[start Dataset section]

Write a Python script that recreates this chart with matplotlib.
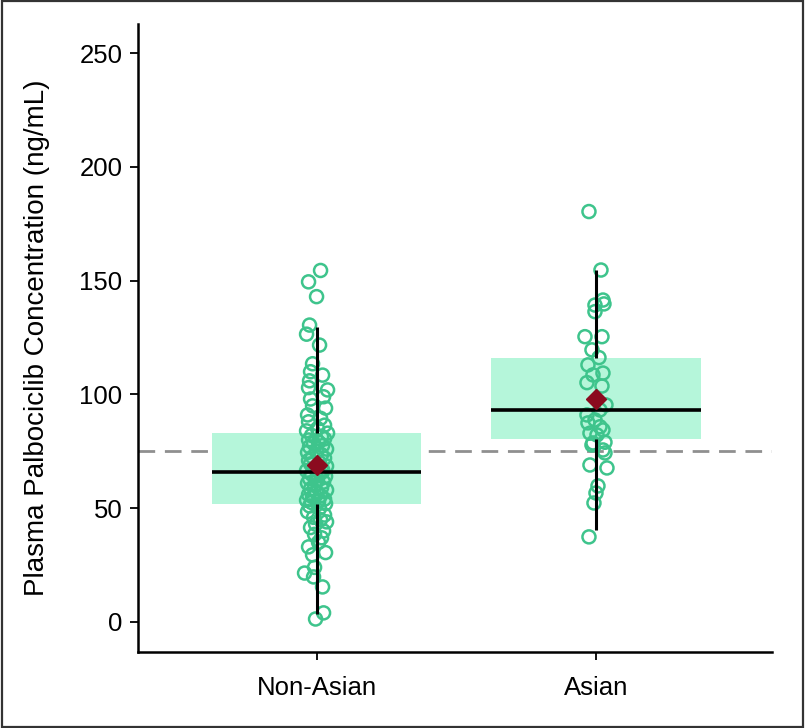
import matplotlib
matplotlib.use("Agg")
import matplotlib.pyplot as plt
from matplotlib.patches import Rectangle
from matplotlib import font_manager
import numpy as np

# ---- data ----
categories = ["Non-Asian", "Asian"]

non_asian_values = [154.5, 149.5, 143, 130.5, 126.5, 121.7, 113.5, 110, 108.5, 106, 103, 102,
                    99, 98, 95, 94, 91, 89.5, 88, 86.5, 85, 84,
                    83, 82, 81.5, 80.5, 80, 79, 78.5, 77.5, 77, 76, 75, 74.5, 73.5, 72.5, 72,
                    71, 70, 69.5, 68.5, 67.5, 67, 66.5, 65.5, 65, 64, 63, 62.5, 61.5, 61, 60,
                    59, 58.5, 58, 57, 56, 55.5, 55, 54, 53.5, 53, 52.5, 52, 62, 66,
                    51, 50, 48.5, 47, 46, 45, 44, 43, 41.5, 40, 38.5, 37, 35, 33, 30.5, 29.5,
                    24, 21.5, 19.8, 15.4, 4, 1.3]
non_asian_jitter = [4, -8, 0, -7, -10, 3, -4, -6, 6, -7, -8, 11, 7, -6, -4, 9, -9, 4, -8, 8, 1, -10,
                    11, -5, 5, 8, -8, 2, -3, 6, -7, 10, 0, -9, 5, -4, 8, -8, 3, -6, 10, -2, 6, -10,
                    3, -5, 9, -7, 1, 7, -9, -2, 5, -6, 10, 0, -8, 4, -4, 8, -10, 2, -5, 9, -1, 6,
                    -7, 3, -9, 8, -3, 4, 10, -1, -6, 7, -2, 5, 2, -8, 9, -4, -2, -12, -3, 6, 7, -1]

asian_values = [180.4, 154.7, 141.5, 139.8, 139.3, 136.4, 125.4, 125.4, 119.6, 116.2, 113, 109.4,
                108.6, 105.2, 103.7, 95.4, 93.2, 91, 88.8, 87.5, 85.8, 84.4, 83, 82.2, 79, 78.7,
                77.8, 75.6, 74.3, 69, 67.7, 59.8, 56.7, 52.3, 37.4]
asian_jitter = [-7, 5, 7, 8, -1, -1, -11, 6, -4, 3, -8, 7, -3, -9, 6, 10, 4, -9, -1, -8, 4, 7,
                -6, 1, 9, -3, -4, 7, 9, -6, 11, 2, 0, -2, -7]

q1 = [52, 80.5]
median = [66, 93]
q3 = [83, 116]
whisker_low = [3.5, 40.4]
whisker_high = [129.7, 154.7]
mean = [69, 98]
reference_level = 75

yticks = [0, 50, 100, 150, 200, 250]
ylabel = "Plasma Palbociclib Concentration (ng/mL)"

# ---- styling ----
plt.rcParams['font.family'] = ['Liberation Sans', 'DejaVu Sans']
installed = {f.name for f in font_manager.fontManager.ttflist}
if 'Liberation Sans Narrow' in installed:
    label_family = ['Liberation Sans Narrow', 'DejaVu Sans']
    label_size = 24
else:
    label_family = ['Liberation Sans', 'DejaVu Sans']
    label_size = 20

circle_color = "#3ec48c"
box_color = "#b5f6da"
mean_color = "#8b0b1f"
px_per_unit_x = 279.5  # pixels per category step, used only to scale jitter

fig = plt.figure(figsize=(8.05, 7.28), dpi=100)
ax = fig.add_axes([0.1711, 0.1044, 0.959 - 0.1711, 0.9666 - 0.1044])

positions = np.arange(len(categories))
box_w = 0.75

ax.axhline(reference_level, color="#8f8f8f", lw=2.0, ls=(0, (6, 3.5)), zorder=0.5)

for i, pos in enumerate(positions):
    ax.add_patch(Rectangle((pos - box_w / 2, q1[i]), box_w, q3[i] - q1[i],
                           facecolor=box_color, edgecolor="none", zorder=1))

groups = [(non_asian_values, non_asian_jitter), (asian_values, asian_jitter)]
for pos, (vals, jit) in zip(positions, groups):
    xs = pos + np.array(jit) / px_per_unit_x
    ax.scatter(xs, vals, s=88, facecolors="none", edgecolors=circle_color,
               linewidths=1.8, zorder=2)

for i, pos in enumerate(positions):
    ax.plot([pos, pos], [whisker_low[i], q1[i]], color="black", lw=2.2, zorder=3,
            solid_capstyle="butt")
    ax.plot([pos, pos], [q3[i], whisker_high[i]], color="black", lw=2.2, zorder=3,
            solid_capstyle="butt")
    ax.plot([pos - box_w / 2, pos + box_w / 2], [median[i], median[i]], color="black",
            lw=2.6, zorder=3, solid_capstyle="butt")
    ax.plot([pos], [mean[i]], marker="D", ms=10.5, color=mean_color, zorder=4, ls="none")

ax.set_xlim(-0.64, 1.63)
ax.set_ylim(-13.2, 262.7)
ax.set_xticks(positions)
ax.set_xticklabels(categories)
ax.set_yticks(yticks)
for s in ["top", "right"]:
    ax.spines[s].set_visible(False)
for s in ["left", "bottom"]:
    ax.spines[s].set_linewidth(1.8)
ax.tick_params(axis="both", labelsize=18.5, width=1.3, length=6, direction="out", pad=5)
ax.tick_params(axis="x", pad=11)
ax.set_ylabel(ylabel, fontsize=label_size, family=label_family, labelpad=21)

fig.patches.append(Rectangle((0.002, 0.002), 0.996, 0.996, transform=fig.transFigure,
                             fill=False, edgecolor="#333333", lw=1.6))

fig.savefig("out.png", dpi=100)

[end Dataset section]

*Task requirements*
Leave out the pictures and reproduce the rest of the listing exactly.

*Worked answer*
Write a Python script that recreates this chart with matplotlib.
import matplotlib
matplotlib.use("Agg")
import matplotlib.pyplot as plt
from matplotlib.patches import Rectangle
from matplotlib import font_manager
import numpy as np

# ---- data ----
categories = ["Non-Asian", "Asian"]

non_asian_values = [154.5, 149.5, 143, 130.5, 126.5, 121.7, 113.5, 110, 108.5, 106, 103, 102,
                    99, 98, 95, 94, 91, 89.5, 88, 86.5, 85, 84,
                    83, 82, 81.5, 80.5, 80, 79, 78.5, 77.5, 77, 76, 75, 74.5, 73.5, 72.5, 72,
                    71, 70, 69.5, 68.5, 67.5, 67, 66.5, 65.5, 65, 64, 63, 62.5, 61.5, 61, 60,
                    59, 58.5, 58, 57, 56, 55.5, 55, 54, 53.5, 53, 52.5, 52, 62, 66,
                    51, 50, 48.5, 47, 46, 45, 44, 43, 41.5, 40, 38.5, 37, 35, 33, 30.5, 29.5,
                    24, 21.5, 19.8, 15.4, 4, 1.3]
non_asian_jitter = [4, -8, 0, -7, -10, 3, -4, -6, 6, -7, -8, 11, 7, -6, -4, 9, -9, 4, -8, 8, 1, -10,
                    11, -5, 5, 8, -8, 2, -3, 6, -7, 10, 0, -9, 5, -4, 8, -8, 3, -6, 10, -2, 6, -10,
                    3, -5, 9, -7, 1, 7, -9, -2, 5, -6, 10, 0, -8, 4, -4, 8, -10, 2, -5, 9, -1, 6,
                    -7, 3, -9, 8, -3, 4, 10, -1, -6, 7, -2, 5, 2, -8, 9, -4, -2, -12, -3, 6, 7, -1]

asian_values = [180.4, 154.7, 141.5, 139.8, 139.3, 136.4, 125.4, 125.4, 119.6, 116.2, 113, 109.4,
                108.6, 105.2, 103.7, 95.4, 93.2, 91, 88.8, 87.5, 85.8, 84.4, 83, 82.2, 79, 78.7,
                77.8, 75.6, 74.3, 69, 67.7, 59.8, 56.7, 52.3, 37.4]
asian_jitter = [-7, 5, 7, 8, -1, -1, -11, 6, -4, 3, -8, 7, -3, -9, 6, 10, 4, -9, -1, -8, 4, 7,
                -6, 1, 9, -3, -4, 7, 9, -6, 11, 2, 0, -2, -7]

q1 = [52, 80.5]
median = [66, 93]
q3 = [83, 116]
whisker_low = [3.5, 40.4]
whisker_high = [129.7, 154.7]
mean = [69, 98]
reference_level = 75

yticks = [0, 50, 100, 150, 200, 250]
ylabel = "Plasma Palbociclib Concentration (ng/mL)"

# ---- styling ----
plt.rcParams['font.family'] = ['Liberation Sans', 'DejaVu Sans']
installed = {f.name for f in font_manager.fontManager.ttflist}
if 'Liberation Sans Narrow' in installed:
    label_family = ['Liberation Sans Narrow', 'DejaVu Sans']
    label_size = 24
else:
    label_family = ['Liberation Sans', 'DejaVu Sans']
    label_size = 20

circle_color = "#3ec48c"
box_color = "#b5f6da"
mean_color = "#8b0b1f"
px_per_unit_x = 279.5  # pixels per category step, used only to scale jitter

fig = plt.figure(figsize=(8.05, 7.28), dpi=100)
ax = fig.add_axes([0.1711, 0.1044, 0.959 - 0.1711, 0.9666 - 0.1044])

positions = np.arange(len(categories))
box_w = 0.75

ax.axhline(reference_level, color="#8f8f8f", lw=2.0, ls=(0, (6, 3.5)), zorder=0.5)

for i, pos in enumerate(positions):
    ax.add_patch(Rectangle((pos - box_w / 2, q1[i]), box_w, q3[i] - q1[i],
                           facecolor=box_color, edgecolor="none", zorder=1))

groups = [(non_asian_values, non_asian_jitter), (asian_values, asian_jitter)]
for pos, (vals, jit) in zip(positions, groups):
    xs = pos + np.array(jit) / px_per_unit_x
    ax.scatter(xs, vals, s=88, facecolors="none", edgecolors=circle_color,
               linewidths=1.8, zorder=2)

for i, pos in enumerate(positions):
    ax.plot([pos, pos], [whisker_low[i], q1[i]], color="black", lw=2.2, zorder=3,
            solid_capstyle="butt")
    ax.plot([pos, pos], [q3[i], whisker_high[i]], color="black", lw=2.2, zorder=3,
            solid_capstyle="butt")
    ax.plot([pos - box_w / 2, pos + box_w / 2], [median[i], median[i]], color="black",
            lw=2.6, zorder=3, solid_capstyle="butt")
    ax.plot([pos], [mean[i]], marker="D", ms=10.5, color=mean_color, zorder=4, ls="none")

ax.set_xlim(-0.64, 1.63)
ax.set_ylim(-13.2, 262.7)
ax.set_xticks(positions)
ax.set_xticklabels(categories)
ax.set_yticks(yticks)
for s in ["top", "right"]:
    ax.spines[s].set_visible(False)
for s in ["left", "bottom"]:
    ax.spines[s].set_linewidth(1.8)
ax.tick_params(axis="both", labelsize=18.5, width=1.3, length=6, direction="out", pad=5)
ax.tick_params(axis="x", pad=11)
ax.set_ylabel(ylabel, fontsize=label_size, family=label_family, labelpad=21)

fig.patches.append(Rectangle((0.002, 0.002), 0.996, 0.996, transform=fig.transFigure,
                             fill=False, edgecolor="#333333", lw=1.6))

fig.savefig("out.png", dpi=100)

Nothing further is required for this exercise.